| DATA SEGMENT |
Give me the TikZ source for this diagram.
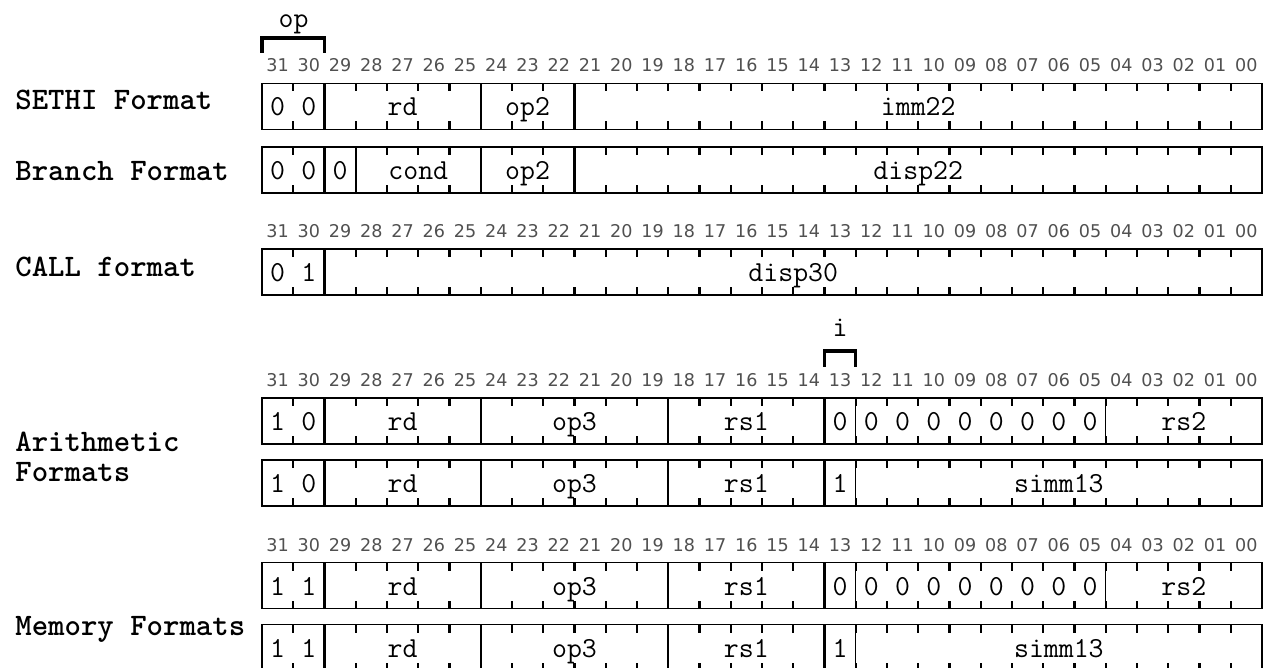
\documentclass[tikz,border=0pt]{standalone}
\usepackage{fontspec}
\newfontfamily\bitfont{DejaVu Sans}
\usetikzlibrary{positioning}
\definecolor{bitgray}{RGB}{80,80,80}
\tikzset{
  outline/.style={draw=black, line width=0.8pt},
  tickmark/.style={draw=black, line width=1.2pt},
  sep/.style={draw=black, line width=1.3pt},
  thinsep/.style={draw=black, line width=0.7pt},
  nosep/.style={draw=none},
  bracket/.style={draw=black, line width=1.8pt},
  fieldtext/.style={font=\ttfamily\fontsize{16.5}{19}\selectfont, inner sep=0pt, anchor=base},
  bitnum/.style={font=\bitfont\fontsize{10}{12}\selectfont, text=bitgray, inner sep=0pt, anchor=base},
  rowlabel/.style={font=\ttfamily\bfseries\fontsize{17.8}{17}\selectfont, inner sep=0pt, anchor=base west, align=left}
}
% bit numbers above a row: #1 name, #2 row top
\newcommand{\bitnums}[2]{%
  \foreach \b in {0,...,31}{
    \node[bitnum] (#1-\b) at ({262+(31.5-\b)*31.25},#2-11.5) {\ifnum\b<10 0\fi\b};
  }}
% one format row: #1 name, #2 row top, #3 fields msb/lsb/divider/text
\newcommand{\fmtrow}[3]{%
  \draw[outline] (262,#2) rectangle (1262,#2+46);
  \foreach \k in {1,...,31}{
    \draw[tickmark] ({262+\k*31.25},#2) -- ++(0,8);
    \draw[tickmark] ({262+\k*31.25},#2+46) -- ++(0,-8);
  }
  \foreach \m/\l/\s/\t in {#3}{
    \draw[\s] ({262+(31-\m)*31.25},#2) -- ++(0,46);
    \node[fieldtext] (#1-\m) at ({262+(31.5-(\m+\l)/2)*31.25},#2+32.5) {\t};
  }}
\begin{document}
\begin{tikzpicture}[x=0.02cm, y=-0.02cm]
  \useasboundingbox (0,0) rectangle (1264,668);

  % op and i brackets
  \coordinate (opL) at (262,53);
  \coordinate (opR) at (324.5,53);
  \draw[bracket] (opL) -- ++(0,-15) -| (opR);
  \node[fieldtext] (oplabel) at (293.5,28) {op};
  \coordinate (iL) at (824.5,367);
  \coordinate (iR) at (855.75,367);
  \draw[bracket] (iL) -- ++(0,-16) -| (iR);
  \node[fieldtext] (ilabel) at (840.1,336.5) {i};

  % bit numbers
  \bitnums{nsethi}{83.5}
  \bitnums{ncall}{249}
  \bitnums{narith}{398}
  \bitnums{nmem}{562.5}

  % formats
  \fmtrow{sethi}{83.5}{31/31/nosep/0, 30/30/nosep/0, 29/25/sep/rd, 24/22/sep/op2, 21/0/sep/imm22}
  \fmtrow{branch}{147}{31/31/nosep/0, 30/30/nosep/0, 29/29/sep/0, 28/25/sep/cond, 24/22/sep/op2, 21/0/sep/disp22}
  \fmtrow{call}{249}{31/31/nosep/0, 30/30/nosep/1, 29/0/sep/disp30}
  \fmtrow{arreg}{398}{31/31/nosep/1, 30/30/nosep/0, 29/25/sep/rd, 24/19/sep/op3, 18/14/sep/rs1, 13/13/sep/0,
    12/12/thinsep/0, 11/11/nosep/0, 10/10/nosep/0, 9/9/nosep/0, 8/8/nosep/0, 7/7/nosep/0, 6/6/nosep/0, 5/5/nosep/0,
    4/0/thinsep/rs2}
  \fmtrow{arimm}{460}{31/31/nosep/1, 30/30/nosep/0, 29/25/sep/rd, 24/19/sep/op3, 18/14/sep/rs1, 13/13/sep/1,
    12/0/thinsep/simm13}
  \fmtrow{memreg}{562.5}{31/31/nosep/1, 30/30/nosep/1, 29/25/sep/rd, 24/19/sep/op3, 18/14/sep/rs1, 13/13/sep/0,
    12/12/thinsep/0, 11/11/nosep/0, 10/10/nosep/0, 9/9/nosep/0, 8/8/nosep/0, 7/7/nosep/0, 6/6/nosep/0, 5/5/nosep/0,
    4/0/thinsep/rs2}
  \fmtrow{memimm}{624.5}{31/31/nosep/1, 30/30/nosep/1, 29/25/sep/rd, 24/19/sep/op3, 18/14/sep/rs1, 13/13/sep/1,
    12/0/thinsep/simm13}

  % row labels
  \node[rowlabel] (lsethi) at (15,110) {SETHI Format};
  \node[rowlabel] (lbranch) at (15,181) {Branch Format};
  \node[rowlabel] (lcall) at (15,277) {CALL format};
  \node[rowlabel] (larith) at (15,481) {Arithmetic\\Formats};
  \node[rowlabel] (lmem) at (15,635) {Memory Formats};
\end{tikzpicture}
\end{document}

| INSTRUCTIONS TO FOLLOW |
Repeat the lines of the listing above verbatim, beginning at its first line and ending at the line containing "(0,0) rectangle (1264,668);", which is included. Omit pictures.

| ANSWER TO THIS PROBLEM |
Give me the TikZ source for this diagram.
\documentclass[tikz,border=0pt]{standalone}
\usepackage{fontspec}
\newfontfamily\bitfont{DejaVu Sans}
\usetikzlibrary{positioning}
\definecolor{bitgray}{RGB}{80,80,80}
\tikzset{
  outline/.style={draw=black, line width=0.8pt},
  tickmark/.style={draw=black, line width=1.2pt},
  sep/.style={draw=black, line width=1.3pt},
  thinsep/.style={draw=black, line width=0.7pt},
  nosep/.style={draw=none},
  bracket/.style={draw=black, line width=1.8pt},
  fieldtext/.style={font=\ttfamily\fontsize{16.5}{19}\selectfont, inner sep=0pt, anchor=base},
  bitnum/.style={font=\bitfont\fontsize{10}{12}\selectfont, text=bitgray, inner sep=0pt, anchor=base},
  rowlabel/.style={font=\ttfamily\bfseries\fontsize{17.8}{17}\selectfont, inner sep=0pt, anchor=base west, align=left}
}
% bit numbers above a row: #1 name, #2 row top
\newcommand{\bitnums}[2]{%
  \foreach \b in {0,...,31}{
    \node[bitnum] (#1-\b) at ({262+(31.5-\b)*31.25},#2-11.5) {\ifnum\b<10 0\fi\b};
  }}
% one format row: #1 name, #2 row top, #3 fields msb/lsb/divider/text
\newcommand{\fmtrow}[3]{%
  \draw[outline] (262,#2) rectangle (1262,#2+46);
  \foreach \k in {1,...,31}{
    \draw[tickmark] ({262+\k*31.25},#2) -- ++(0,8);
    \draw[tickmark] ({262+\k*31.25},#2+46) -- ++(0,-8);
  }
  \foreach \m/\l/\s/\t in {#3}{
    \draw[\s] ({262+(31-\m)*31.25},#2) -- ++(0,46);
    \node[fieldtext] (#1-\m) at ({262+(31.5-(\m+\l)/2)*31.25},#2+32.5) {\t};
  }}
\begin{document}
\begin{tikzpicture}[x=0.02cm, y=-0.02cm]
  \useasboundingbox (0,0) rectangle (1264,668);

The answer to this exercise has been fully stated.